In all the excitement around clean share classes, and the different approaches being taken by platforms, the options around share class conversions look pretty straightforward. First of all a decision needs to be taken on whether or not to handle unit rebates in future and, assuming the answer is not, then it is purely a question of consumer cost and timing on implementing the move to clean share classes.

The decision on whether or not to offer unit rebates is quite simple in my view. Not a single adviser we have asked is at all interested in unit rebates and it is clear the direction of travel for the industry is towards clean share classes and transparency. Consumers will not even begin to understand why they are receiving unit rebates and the continuation of unit rebates just moves us back in the old world of opacity and confusion. Transparency and simplicity are the foundations of a better deal for customers and the faster we move to clean share classes, the better for customers.
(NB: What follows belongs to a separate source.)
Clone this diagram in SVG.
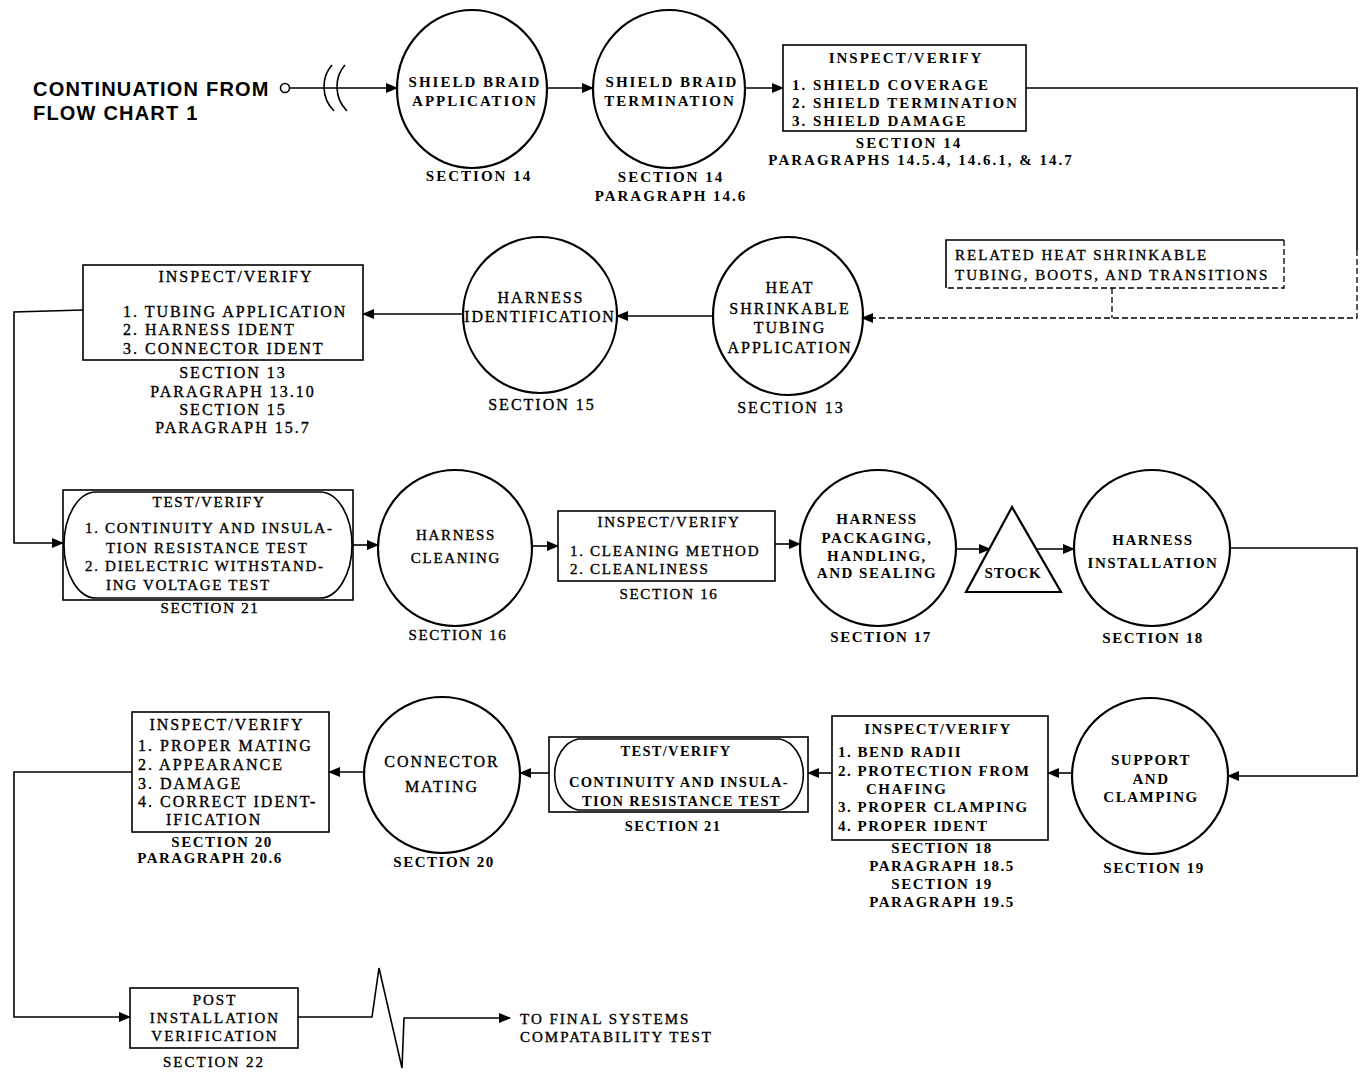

What tipped the scales further in favour of clean share classes was HM Revenue & Custom’s decision earlier this year that all rebates, cash or units, should be subject to income tax in future when held in certain non tax-advantaged product wrappers. Any slight financial disadvantage from clean shares is more than made up by the cost of this new tax.

We decided to address the issue of when to convert clients to clean sooner rather than later in a bid to reduce advisers’ workload. We started the conversion programme in October and expect to be finished by 6 April, except with the possibility of a few smaller fund management groups who seem to be having trouble making their minds up on their pricing strategy.

The alternative of letting advisers and consumers, and the disturbance rules on trail commission, decide on the timing will result in confusion and a huge increase in workload for advisers that we would rather avoid.

To complicate matters, there is also still a lot of movement behind the scenes with some fund managers still undecided on what their pricing strategy is, or even changing their minds.

Money Marketing’s investigation last week highlighted the fund managers which seem to be looking to put the price up on at least some of their clean funds, possibly those that are premium products or alternatively are out of line with market rates. If they do, that is the fund manager’s choice, not the platform’s.

The FCA said last month converting to clean share classes should only take place where it is in the clients’ interest, and it has made it clear it does not expect an increase in pricing to happen purely as a result of conversion alone.

In any event, delaying decisions on clean share classes does not get rid of the problem, it just puts it off. Advisers will need to consider lots of different factors on an ongoing basis as to whether actions such as, say, increasing regular payments or rebalancing, constitute disturbance events before they take action.

By moving to clean, we wanted to avoid the very confusing middle ground of delay and disturbance. Different platforms are choosing to follow alternative courses of action but that is their choice.